Note: See the corresponding cookbook about HDFS. This page has lecture notes.
HDFS was modeled after the “Google File System” paper (2003): PDF. It’s main purpose is to store large amounts of data in a way that’s reliable and efficient (bandwidth, not latency). To achieve these goals, big files are broken into “blocks” and copied across a cluster of machines.
Most Hadoop-related technologies (YARN, MapReduce, HBase, etc.) expect data to be kept in HDFS.
The NameNode is responsible for keeping track of which machine has which file blocks, and for reading/writing data to the right places. Assuming you have port 9000 tunneled on your delenn connection, you can open a browser to http://localhost:9000/hadoop/namenode:50070/ to browse our HDFS store and check out some stats about disk usage, etc. (If the page does not load, reload the page while holding the shift or control key.)
These quotes are copied from the original paper (PDF). Emphasis added.
The system is built from many inexpensive commodity components that often fail. It must constantly monitor itself and detect, tolerate, and recover promptly from component failures on a routine basis.
The system stores a modest number of large files. We expect a few million files, each typically 100 MB or larger in size. Multi-GB files are the common case and should be managed efficiently. Small files must be supported, but we need not optimize for them.
The workloads primarily consist of two kinds of reads: large streaming reads and small random reads. In large streaming reads, individual operations typically read hundreds of KBs, more commonly 1 MB or more. Successive operations from the same client often read through a contiguous region of a file. A small random read typically reads a few KBs at some arbitrary offset. Performance-conscious applications often batch and sort their small reads to advance steadily through the file rather than go back and forth.
The workloads also have many large, sequential writes that append data to files. Typical operation sizes are similar to those for reads. Once written, files are seldom modified again. Small writes at arbitrary positions in a file are supported but do not have to be efficient.
The system must efficiently implement well-defined semantics for multiple clients that concurrently append to the same file. Our files are often used as producer-consumer queues or for many-way merging. Hundreds of producers, running one per machine, will concurrently append to a file. Atomicity with minimal synchronization overhead is essential. The file may be read later, or a consumer may be reading through the file simultaneously.
High sustained bandwidth is more important than low latency. Most of our target applications place a premium on processing data in bulk at a high rate, while few have stringent response time requirements for an individual read or write.
These notes are adapted from our Hadoop book, p. 148.

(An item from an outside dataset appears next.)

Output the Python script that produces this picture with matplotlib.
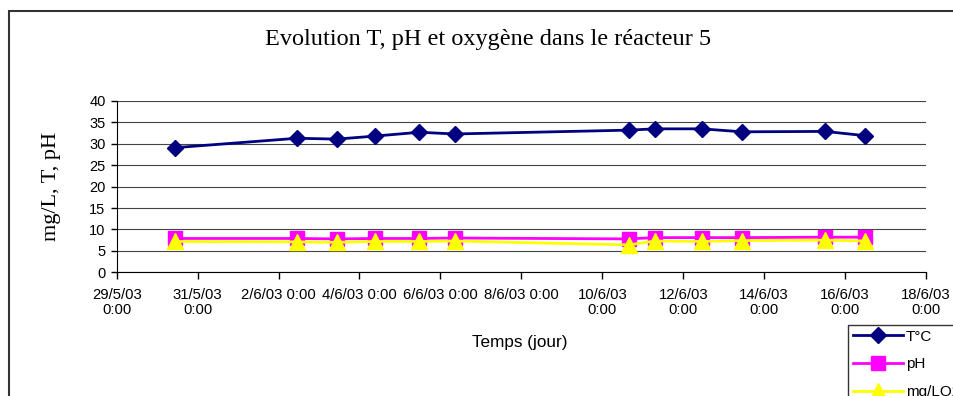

There are three major issues with processing many small files in Hadoop:
Recall that the NameNode keeps HDFS metadata in memory. Only the NameNode knows where every chunk of every file is stored (which slaves, i.e., data nodes, store which data). Each file has about 600 bytes of metadata, so 1 billion files requires 600 GB of memory on the NameNode.
MapReduce splits the map task according to the number of blocks for the input data (assuming the files are splittable). Each block gets one map job. Running MapReduce on thousands of input files produces thousands of map jobs, which would ruin performance due to the overhead of creating and destroying map jobs.
Hadoop uses a scheduler to determine which jobs run at which times. In some configurations, the scheduler may reject a MapReduce job if there are too many map jobs. As stated in the above bullet, a small file will take one block, and each block gets its own map job, hence MapReduce over many files will produce many map jobs, which may get rejected by the scheduler.
The default HDFS block size is 128 MB. If you find the need to store many files less than 128 MB, then you should consider compaction techniques. These techniques may be found in the HDFS cookbook.